╭──

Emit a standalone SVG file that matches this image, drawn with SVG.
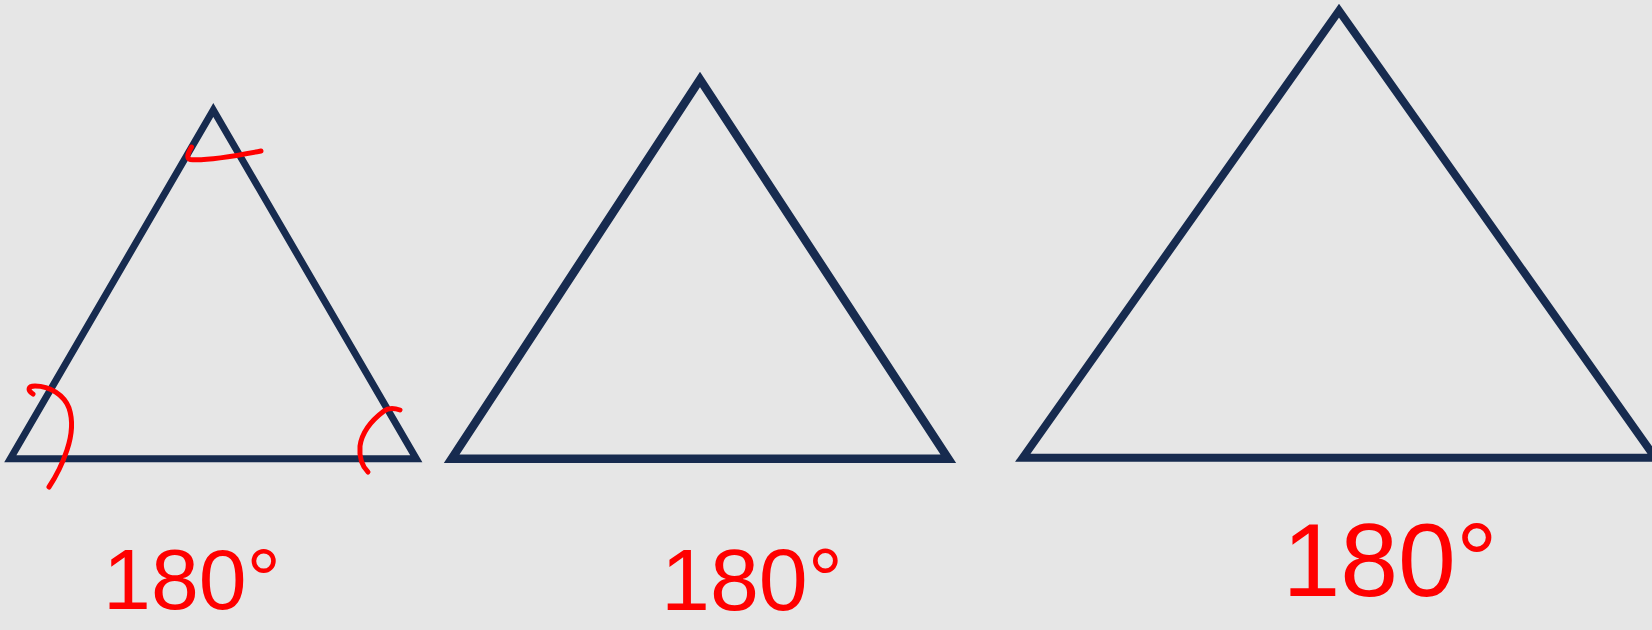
<svg xmlns="http://www.w3.org/2000/svg" width="1652" height="630" viewBox="0 0 1652 630">
<style>
.tri{fill:none;stroke:#172b4f;stroke-linejoin:miter;stroke-miterlimit:10}
.mark{fill:none;stroke:#ff0000;stroke-width:5;stroke-linecap:round;stroke-linejoin:round}
.lbl{fill:#ff0000;font-family:"Liberation Sans",Arial,sans-serif;text-anchor:middle}
</style>
<rect width="1652" height="630" fill="#e6e6e6"/>
<g id="triangle1">
<polygon class="tri" stroke-width="7" points="213.3,110 10.3,458.7 416.3,458.7"/>
<path class="mark" d="M191.5,147 C188,153 186,158 190,159.5 C205,161 230,157 261,151"/>
<path class="mark" d="M33,394 C27,390 28,386 35,386 C50,386 64,395 69,408 C73,420 72,435 67,450 C63,462 57,475 49,487"/>
<path class="mark" d="M400,410 C394,408 388,408 384,411 C372,420 362,432 360,446 C359,458 362,466 368,472"/>
<text class="lbl" x="192" y="609" font-size="86">180°</text>
</g>
<g id="triangle2">
<polygon class="tri" stroke-width="8.5" points="700,79.5 451.7,458.7 948.3,458.7"/>
<text class="lbl" x="752" y="610" font-size="88">180°</text>
</g>
<g id="triangle3">
<polygon class="tri" stroke-width="8" points="1339,10.7 1022.8,457.7 1655.2,457.7"/>
<text class="lbl" x="1390" y="596" font-size="104">180°</text>
</g>
<g id="connectors"/>
</svg>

╰──

- [Given exercise] Make an exact copy of the listing above. Do not include the pictures.

- [Response to this task]
Emit a standalone SVG file that matches this image, drawn with SVG.
<svg xmlns="http://www.w3.org/2000/svg" width="1652" height="630" viewBox="0 0 1652 630">
<style>
.tri{fill:none;stroke:#172b4f;stroke-linejoin:miter;stroke-miterlimit:10}
.mark{fill:none;stroke:#ff0000;stroke-width:5;stroke-linecap:round;stroke-linejoin:round}
.lbl{fill:#ff0000;font-family:"Liberation Sans",Arial,sans-serif;text-anchor:middle}
</style>
<rect width="1652" height="630" fill="#e6e6e6"/>
<g id="triangle1">
<polygon class="tri" stroke-width="7" points="213.3,110 10.3,458.7 416.3,458.7"/>
<path class="mark" d="M191.5,147 C188,153 186,158 190,159.5 C205,161 230,157 261,151"/>
<path class="mark" d="M33,394 C27,390 28,386 35,386 C50,386 64,395 69,408 C73,420 72,435 67,450 C63,462 57,475 49,487"/>
<path class="mark" d="M400,410 C394,408 388,408 384,411 C372,420 362,432 360,446 C359,458 362,466 368,472"/>
<text class="lbl" x="192" y="609" font-size="86">180°</text>
</g>
<g id="triangle2">
<polygon class="tri" stroke-width="8.5" points="700,79.5 451.7,458.7 948.3,458.7"/>
<text class="lbl" x="752" y="610" font-size="88">180°</text>
</g>
<g id="triangle3">
<polygon class="tri" stroke-width="8" points="1339,10.7 1022.8,457.7 1655.2,457.7"/>
<text class="lbl" x="1390" y="596" font-size="104">180°</text>
</g>
<g id="connectors"/>
</svg>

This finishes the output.